Report how many lines below contain the word "with". Give only the number.

— Begin Task inputs —

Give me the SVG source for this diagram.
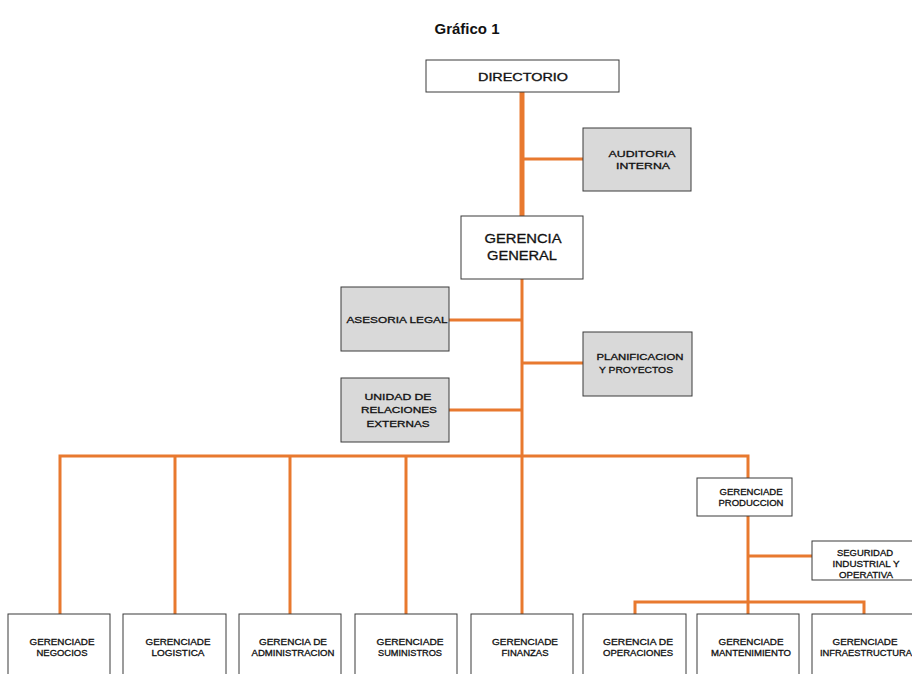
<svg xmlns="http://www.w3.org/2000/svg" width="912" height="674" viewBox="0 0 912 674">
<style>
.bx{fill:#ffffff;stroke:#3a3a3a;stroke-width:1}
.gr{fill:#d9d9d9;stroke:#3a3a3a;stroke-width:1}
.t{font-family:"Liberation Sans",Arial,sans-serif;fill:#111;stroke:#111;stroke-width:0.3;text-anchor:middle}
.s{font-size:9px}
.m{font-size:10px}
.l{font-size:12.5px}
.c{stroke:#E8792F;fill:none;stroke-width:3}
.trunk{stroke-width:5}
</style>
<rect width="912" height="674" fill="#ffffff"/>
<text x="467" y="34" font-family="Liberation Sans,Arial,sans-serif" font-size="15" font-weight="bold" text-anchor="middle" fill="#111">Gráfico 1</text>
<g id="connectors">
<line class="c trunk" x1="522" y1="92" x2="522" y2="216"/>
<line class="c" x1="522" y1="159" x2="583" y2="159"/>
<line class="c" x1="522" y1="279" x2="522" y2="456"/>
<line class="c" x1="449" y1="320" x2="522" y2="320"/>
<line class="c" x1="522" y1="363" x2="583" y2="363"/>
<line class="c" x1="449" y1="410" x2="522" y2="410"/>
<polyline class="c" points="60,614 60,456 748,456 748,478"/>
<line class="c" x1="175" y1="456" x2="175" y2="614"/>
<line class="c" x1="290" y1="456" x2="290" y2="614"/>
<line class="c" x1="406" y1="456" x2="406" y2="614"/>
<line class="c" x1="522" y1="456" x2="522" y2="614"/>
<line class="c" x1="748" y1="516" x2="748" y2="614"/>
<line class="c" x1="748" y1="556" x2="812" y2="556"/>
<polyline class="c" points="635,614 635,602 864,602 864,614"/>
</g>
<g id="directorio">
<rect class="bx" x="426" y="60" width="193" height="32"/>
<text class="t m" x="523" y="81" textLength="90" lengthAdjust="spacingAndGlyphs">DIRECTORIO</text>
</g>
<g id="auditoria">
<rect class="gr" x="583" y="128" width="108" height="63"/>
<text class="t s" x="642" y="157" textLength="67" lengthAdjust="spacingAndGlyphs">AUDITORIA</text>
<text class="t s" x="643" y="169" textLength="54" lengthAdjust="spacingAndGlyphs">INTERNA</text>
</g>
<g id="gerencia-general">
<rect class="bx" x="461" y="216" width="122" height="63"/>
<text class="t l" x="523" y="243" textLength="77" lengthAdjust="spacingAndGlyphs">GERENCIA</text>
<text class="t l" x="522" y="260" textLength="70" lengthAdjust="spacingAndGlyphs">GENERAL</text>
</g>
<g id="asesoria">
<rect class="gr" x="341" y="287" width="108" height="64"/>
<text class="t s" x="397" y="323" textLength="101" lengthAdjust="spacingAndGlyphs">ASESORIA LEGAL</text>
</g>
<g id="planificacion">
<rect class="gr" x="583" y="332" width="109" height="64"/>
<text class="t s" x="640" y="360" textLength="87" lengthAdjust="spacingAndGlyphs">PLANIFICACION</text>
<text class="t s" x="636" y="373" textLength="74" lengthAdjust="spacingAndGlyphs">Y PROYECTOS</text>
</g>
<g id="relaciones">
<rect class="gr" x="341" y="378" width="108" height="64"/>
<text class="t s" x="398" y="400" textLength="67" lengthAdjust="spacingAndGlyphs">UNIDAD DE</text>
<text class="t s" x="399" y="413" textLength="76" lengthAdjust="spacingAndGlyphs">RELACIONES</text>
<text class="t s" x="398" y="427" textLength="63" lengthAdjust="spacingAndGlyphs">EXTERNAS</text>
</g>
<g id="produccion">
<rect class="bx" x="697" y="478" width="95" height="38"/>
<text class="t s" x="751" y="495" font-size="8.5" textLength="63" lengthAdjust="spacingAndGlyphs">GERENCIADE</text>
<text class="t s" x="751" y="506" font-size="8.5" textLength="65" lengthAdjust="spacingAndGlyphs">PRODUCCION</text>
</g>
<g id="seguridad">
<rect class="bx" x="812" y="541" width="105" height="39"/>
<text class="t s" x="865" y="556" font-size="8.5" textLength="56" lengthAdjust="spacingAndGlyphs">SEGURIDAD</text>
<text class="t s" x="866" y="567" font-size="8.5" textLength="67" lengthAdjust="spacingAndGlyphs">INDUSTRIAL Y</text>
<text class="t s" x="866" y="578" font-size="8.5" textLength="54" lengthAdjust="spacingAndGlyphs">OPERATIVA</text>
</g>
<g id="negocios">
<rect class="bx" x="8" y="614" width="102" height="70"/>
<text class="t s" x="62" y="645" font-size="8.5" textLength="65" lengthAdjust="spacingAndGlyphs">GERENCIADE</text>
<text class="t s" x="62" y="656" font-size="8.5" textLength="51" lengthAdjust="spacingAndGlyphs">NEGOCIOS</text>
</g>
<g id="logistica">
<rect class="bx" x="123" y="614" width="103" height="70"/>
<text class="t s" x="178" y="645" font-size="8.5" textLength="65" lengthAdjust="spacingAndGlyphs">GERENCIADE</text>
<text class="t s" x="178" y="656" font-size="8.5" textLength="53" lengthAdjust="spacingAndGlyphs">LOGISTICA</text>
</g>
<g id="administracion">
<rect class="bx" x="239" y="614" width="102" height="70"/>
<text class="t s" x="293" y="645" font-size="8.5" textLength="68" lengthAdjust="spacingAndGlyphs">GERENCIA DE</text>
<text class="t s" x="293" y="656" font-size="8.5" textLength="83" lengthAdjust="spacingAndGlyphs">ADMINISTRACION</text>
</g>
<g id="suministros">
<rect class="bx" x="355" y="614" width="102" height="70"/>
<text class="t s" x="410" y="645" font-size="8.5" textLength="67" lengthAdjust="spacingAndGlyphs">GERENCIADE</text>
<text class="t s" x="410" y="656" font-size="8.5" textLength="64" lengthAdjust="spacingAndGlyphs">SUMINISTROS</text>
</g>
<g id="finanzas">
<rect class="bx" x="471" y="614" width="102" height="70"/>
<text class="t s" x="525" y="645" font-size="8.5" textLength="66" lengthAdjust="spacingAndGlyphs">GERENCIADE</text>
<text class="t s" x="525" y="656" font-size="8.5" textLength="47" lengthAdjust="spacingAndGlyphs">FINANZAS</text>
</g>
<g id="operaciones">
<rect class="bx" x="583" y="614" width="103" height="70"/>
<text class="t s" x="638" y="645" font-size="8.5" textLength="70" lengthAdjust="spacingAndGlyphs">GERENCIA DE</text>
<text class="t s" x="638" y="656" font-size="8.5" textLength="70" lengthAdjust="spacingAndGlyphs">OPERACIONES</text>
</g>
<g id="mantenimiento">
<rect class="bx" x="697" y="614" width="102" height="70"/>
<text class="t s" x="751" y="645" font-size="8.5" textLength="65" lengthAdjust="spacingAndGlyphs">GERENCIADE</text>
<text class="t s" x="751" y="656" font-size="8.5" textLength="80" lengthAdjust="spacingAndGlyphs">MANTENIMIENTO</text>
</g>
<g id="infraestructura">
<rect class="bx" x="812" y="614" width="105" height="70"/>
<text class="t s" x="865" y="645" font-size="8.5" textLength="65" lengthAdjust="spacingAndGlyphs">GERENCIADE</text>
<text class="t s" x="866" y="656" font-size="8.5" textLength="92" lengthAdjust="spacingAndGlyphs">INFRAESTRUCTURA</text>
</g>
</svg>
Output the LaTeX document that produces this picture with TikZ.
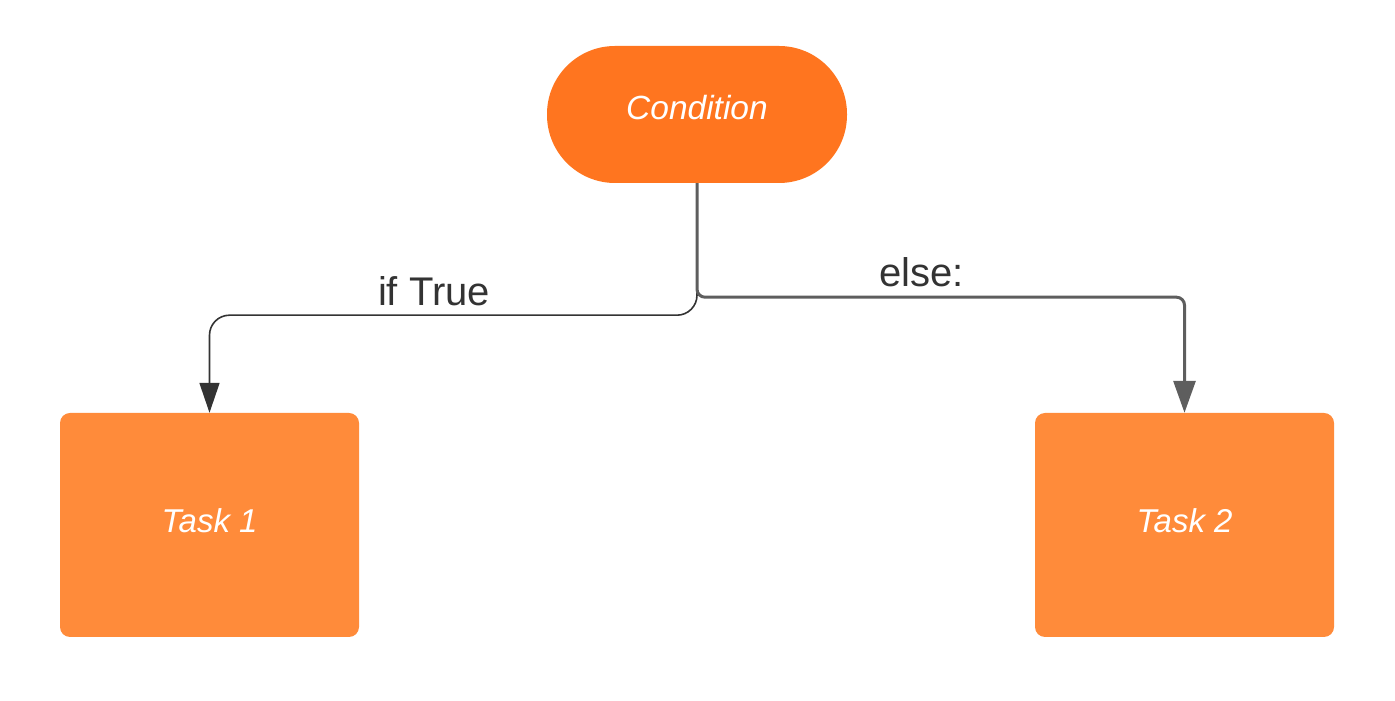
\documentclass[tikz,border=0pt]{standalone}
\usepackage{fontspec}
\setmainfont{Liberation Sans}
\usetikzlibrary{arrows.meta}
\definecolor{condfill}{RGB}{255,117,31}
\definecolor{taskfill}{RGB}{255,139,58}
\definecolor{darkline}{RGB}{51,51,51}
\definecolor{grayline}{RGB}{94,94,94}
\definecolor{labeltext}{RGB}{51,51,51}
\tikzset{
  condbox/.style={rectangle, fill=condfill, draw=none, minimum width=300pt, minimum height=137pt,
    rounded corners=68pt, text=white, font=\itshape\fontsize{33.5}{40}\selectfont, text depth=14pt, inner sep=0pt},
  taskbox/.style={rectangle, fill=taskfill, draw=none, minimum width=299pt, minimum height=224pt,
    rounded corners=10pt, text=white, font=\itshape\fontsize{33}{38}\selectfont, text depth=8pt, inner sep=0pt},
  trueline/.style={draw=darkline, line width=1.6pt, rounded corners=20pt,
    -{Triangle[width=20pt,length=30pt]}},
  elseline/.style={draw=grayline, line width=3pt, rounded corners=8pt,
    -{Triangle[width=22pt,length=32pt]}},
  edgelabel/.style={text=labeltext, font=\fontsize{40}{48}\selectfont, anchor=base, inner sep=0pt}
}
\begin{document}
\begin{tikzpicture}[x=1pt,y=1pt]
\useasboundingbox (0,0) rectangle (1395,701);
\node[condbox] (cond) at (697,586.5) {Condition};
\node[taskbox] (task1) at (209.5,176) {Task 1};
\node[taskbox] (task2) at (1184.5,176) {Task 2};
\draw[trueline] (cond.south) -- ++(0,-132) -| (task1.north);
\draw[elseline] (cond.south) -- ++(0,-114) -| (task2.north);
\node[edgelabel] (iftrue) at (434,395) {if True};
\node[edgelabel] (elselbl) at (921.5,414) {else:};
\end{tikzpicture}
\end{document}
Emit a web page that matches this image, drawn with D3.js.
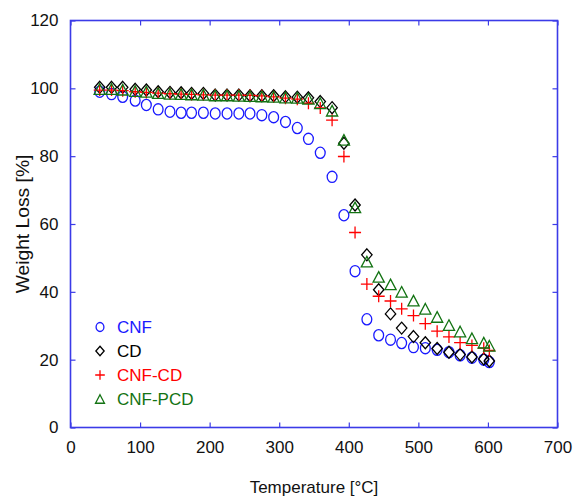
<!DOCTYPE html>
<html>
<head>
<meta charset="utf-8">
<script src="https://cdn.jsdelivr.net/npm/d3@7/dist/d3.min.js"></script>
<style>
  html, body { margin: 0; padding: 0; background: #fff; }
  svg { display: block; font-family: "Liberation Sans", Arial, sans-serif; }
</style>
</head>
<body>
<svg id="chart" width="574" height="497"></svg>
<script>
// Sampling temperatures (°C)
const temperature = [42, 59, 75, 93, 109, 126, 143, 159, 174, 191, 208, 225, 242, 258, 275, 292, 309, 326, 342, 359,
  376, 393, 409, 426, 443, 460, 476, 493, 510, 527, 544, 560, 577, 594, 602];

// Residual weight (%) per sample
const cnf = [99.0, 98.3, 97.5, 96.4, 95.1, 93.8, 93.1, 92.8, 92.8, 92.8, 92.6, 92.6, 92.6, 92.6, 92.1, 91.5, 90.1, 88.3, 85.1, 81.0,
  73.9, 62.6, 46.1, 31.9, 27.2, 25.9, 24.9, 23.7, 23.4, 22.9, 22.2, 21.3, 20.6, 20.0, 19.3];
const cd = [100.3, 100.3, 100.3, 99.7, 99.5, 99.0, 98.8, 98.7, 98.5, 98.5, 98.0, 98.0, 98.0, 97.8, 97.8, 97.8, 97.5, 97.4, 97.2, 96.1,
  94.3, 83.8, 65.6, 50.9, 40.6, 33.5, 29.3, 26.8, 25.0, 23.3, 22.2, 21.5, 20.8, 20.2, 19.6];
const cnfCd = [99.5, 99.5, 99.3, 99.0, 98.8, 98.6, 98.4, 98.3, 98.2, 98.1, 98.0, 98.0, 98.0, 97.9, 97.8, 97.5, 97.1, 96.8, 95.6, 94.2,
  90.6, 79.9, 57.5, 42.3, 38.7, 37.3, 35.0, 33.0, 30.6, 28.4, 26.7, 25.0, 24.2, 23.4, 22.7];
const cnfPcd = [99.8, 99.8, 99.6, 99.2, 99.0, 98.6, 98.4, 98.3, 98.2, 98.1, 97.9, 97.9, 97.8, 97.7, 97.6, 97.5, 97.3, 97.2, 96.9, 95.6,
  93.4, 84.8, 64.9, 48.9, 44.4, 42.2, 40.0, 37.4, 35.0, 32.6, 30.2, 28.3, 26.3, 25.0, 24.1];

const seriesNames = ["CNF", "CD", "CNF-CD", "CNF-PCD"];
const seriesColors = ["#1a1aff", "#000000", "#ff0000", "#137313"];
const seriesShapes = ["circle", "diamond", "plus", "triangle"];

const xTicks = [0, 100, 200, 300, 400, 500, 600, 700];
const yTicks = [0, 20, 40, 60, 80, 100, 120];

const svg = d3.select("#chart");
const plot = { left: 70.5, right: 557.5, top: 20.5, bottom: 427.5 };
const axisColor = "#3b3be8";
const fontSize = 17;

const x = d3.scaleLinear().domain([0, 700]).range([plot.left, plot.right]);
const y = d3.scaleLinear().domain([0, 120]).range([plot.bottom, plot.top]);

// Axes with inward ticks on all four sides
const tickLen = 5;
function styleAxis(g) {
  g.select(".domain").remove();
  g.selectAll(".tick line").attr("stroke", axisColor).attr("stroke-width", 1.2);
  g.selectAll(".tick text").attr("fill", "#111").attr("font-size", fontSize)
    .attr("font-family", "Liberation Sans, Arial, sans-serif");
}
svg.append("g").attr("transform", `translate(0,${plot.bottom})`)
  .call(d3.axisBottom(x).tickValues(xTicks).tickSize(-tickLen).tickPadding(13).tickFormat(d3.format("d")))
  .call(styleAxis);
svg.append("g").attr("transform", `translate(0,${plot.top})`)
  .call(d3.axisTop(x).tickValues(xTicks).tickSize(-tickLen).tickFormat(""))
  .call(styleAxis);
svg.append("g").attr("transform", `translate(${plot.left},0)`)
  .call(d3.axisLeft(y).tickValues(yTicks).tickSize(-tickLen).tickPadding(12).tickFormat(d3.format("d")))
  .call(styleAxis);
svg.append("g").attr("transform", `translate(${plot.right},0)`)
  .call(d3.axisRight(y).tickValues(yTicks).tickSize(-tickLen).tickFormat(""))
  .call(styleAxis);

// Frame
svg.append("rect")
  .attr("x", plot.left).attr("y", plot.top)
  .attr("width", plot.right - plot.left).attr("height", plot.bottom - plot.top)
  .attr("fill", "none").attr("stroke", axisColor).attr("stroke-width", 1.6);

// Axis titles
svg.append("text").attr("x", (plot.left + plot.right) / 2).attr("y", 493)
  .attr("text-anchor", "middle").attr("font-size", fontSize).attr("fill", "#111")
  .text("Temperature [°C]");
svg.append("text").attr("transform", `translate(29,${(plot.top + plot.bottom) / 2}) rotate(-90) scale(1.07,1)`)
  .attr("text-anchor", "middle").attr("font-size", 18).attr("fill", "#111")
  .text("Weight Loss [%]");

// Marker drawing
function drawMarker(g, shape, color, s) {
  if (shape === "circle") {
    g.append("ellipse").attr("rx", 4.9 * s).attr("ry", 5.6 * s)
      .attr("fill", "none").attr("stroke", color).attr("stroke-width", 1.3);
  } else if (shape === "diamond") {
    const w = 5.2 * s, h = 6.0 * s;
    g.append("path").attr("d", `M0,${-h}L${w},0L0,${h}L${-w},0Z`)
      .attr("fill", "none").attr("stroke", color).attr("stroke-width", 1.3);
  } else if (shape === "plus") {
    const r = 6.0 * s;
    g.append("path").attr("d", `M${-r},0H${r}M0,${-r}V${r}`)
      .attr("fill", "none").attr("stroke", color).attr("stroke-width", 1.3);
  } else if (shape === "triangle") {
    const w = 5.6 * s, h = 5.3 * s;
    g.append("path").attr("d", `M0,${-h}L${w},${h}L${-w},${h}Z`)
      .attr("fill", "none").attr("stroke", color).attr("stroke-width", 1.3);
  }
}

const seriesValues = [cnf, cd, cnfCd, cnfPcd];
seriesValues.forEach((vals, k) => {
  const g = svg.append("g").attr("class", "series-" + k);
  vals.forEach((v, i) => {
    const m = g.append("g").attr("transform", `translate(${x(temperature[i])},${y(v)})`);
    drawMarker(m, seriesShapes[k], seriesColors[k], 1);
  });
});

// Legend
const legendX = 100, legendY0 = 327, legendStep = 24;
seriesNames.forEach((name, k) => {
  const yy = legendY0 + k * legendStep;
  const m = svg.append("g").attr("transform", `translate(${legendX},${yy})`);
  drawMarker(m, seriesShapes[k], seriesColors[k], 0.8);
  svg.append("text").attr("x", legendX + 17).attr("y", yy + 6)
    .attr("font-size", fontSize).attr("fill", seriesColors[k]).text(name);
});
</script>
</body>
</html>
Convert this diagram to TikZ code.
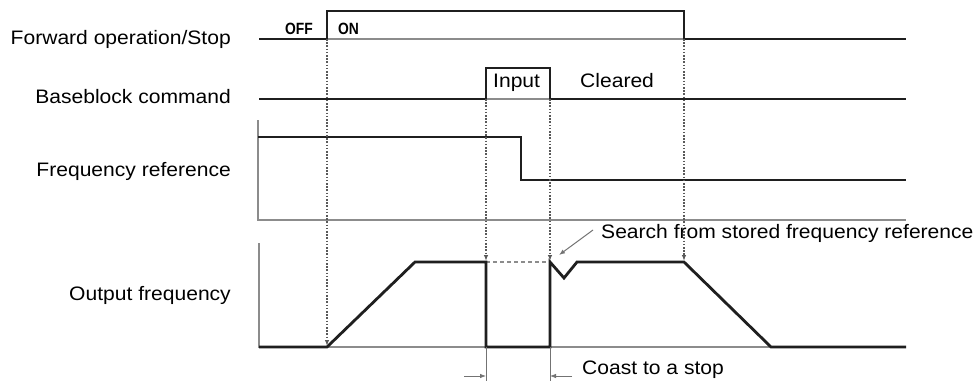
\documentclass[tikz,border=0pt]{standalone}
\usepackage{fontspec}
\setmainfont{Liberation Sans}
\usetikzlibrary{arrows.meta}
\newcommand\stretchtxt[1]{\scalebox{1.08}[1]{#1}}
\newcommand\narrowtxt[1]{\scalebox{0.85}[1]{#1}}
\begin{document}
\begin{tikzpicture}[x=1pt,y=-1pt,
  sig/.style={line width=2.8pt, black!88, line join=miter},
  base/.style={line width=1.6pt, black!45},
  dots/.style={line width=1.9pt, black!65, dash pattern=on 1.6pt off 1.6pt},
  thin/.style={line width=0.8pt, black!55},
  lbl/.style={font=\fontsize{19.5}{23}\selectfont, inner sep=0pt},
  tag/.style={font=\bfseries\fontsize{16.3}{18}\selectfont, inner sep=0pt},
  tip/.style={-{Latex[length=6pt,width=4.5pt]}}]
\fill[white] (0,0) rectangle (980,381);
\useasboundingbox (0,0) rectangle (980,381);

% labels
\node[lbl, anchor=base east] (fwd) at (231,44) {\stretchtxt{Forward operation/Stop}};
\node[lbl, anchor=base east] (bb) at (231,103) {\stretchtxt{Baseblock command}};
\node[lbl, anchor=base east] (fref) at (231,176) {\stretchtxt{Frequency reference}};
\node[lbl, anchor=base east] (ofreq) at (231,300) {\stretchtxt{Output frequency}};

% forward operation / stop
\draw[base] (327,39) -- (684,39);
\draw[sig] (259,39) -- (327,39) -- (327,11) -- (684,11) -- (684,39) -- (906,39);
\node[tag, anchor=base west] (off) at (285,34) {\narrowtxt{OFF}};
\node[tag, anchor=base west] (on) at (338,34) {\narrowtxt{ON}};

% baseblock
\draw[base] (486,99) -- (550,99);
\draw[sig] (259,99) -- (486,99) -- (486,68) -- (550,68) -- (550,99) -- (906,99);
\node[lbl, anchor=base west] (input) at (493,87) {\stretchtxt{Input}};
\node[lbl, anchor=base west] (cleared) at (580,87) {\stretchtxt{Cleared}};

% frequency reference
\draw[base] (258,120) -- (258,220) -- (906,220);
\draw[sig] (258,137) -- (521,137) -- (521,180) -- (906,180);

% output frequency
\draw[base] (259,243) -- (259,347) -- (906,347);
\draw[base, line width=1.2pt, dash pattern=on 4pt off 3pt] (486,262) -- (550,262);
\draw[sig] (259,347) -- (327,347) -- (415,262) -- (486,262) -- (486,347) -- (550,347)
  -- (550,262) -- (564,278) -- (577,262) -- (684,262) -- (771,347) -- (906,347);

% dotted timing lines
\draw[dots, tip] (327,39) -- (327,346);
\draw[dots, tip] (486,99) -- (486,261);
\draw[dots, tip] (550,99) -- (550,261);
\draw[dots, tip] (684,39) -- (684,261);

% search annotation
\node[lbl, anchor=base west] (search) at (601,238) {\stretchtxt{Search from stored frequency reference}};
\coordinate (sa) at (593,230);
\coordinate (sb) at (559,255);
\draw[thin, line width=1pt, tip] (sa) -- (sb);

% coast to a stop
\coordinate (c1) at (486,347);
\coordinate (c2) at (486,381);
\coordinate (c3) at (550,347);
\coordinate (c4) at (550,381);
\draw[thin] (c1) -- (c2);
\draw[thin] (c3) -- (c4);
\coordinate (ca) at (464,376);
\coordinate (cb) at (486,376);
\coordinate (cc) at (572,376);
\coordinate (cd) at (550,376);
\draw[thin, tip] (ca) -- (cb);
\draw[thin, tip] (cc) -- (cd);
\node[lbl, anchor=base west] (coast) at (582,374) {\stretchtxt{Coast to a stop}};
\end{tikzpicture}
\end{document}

— End Task inputs —

◆ **Complete response**
3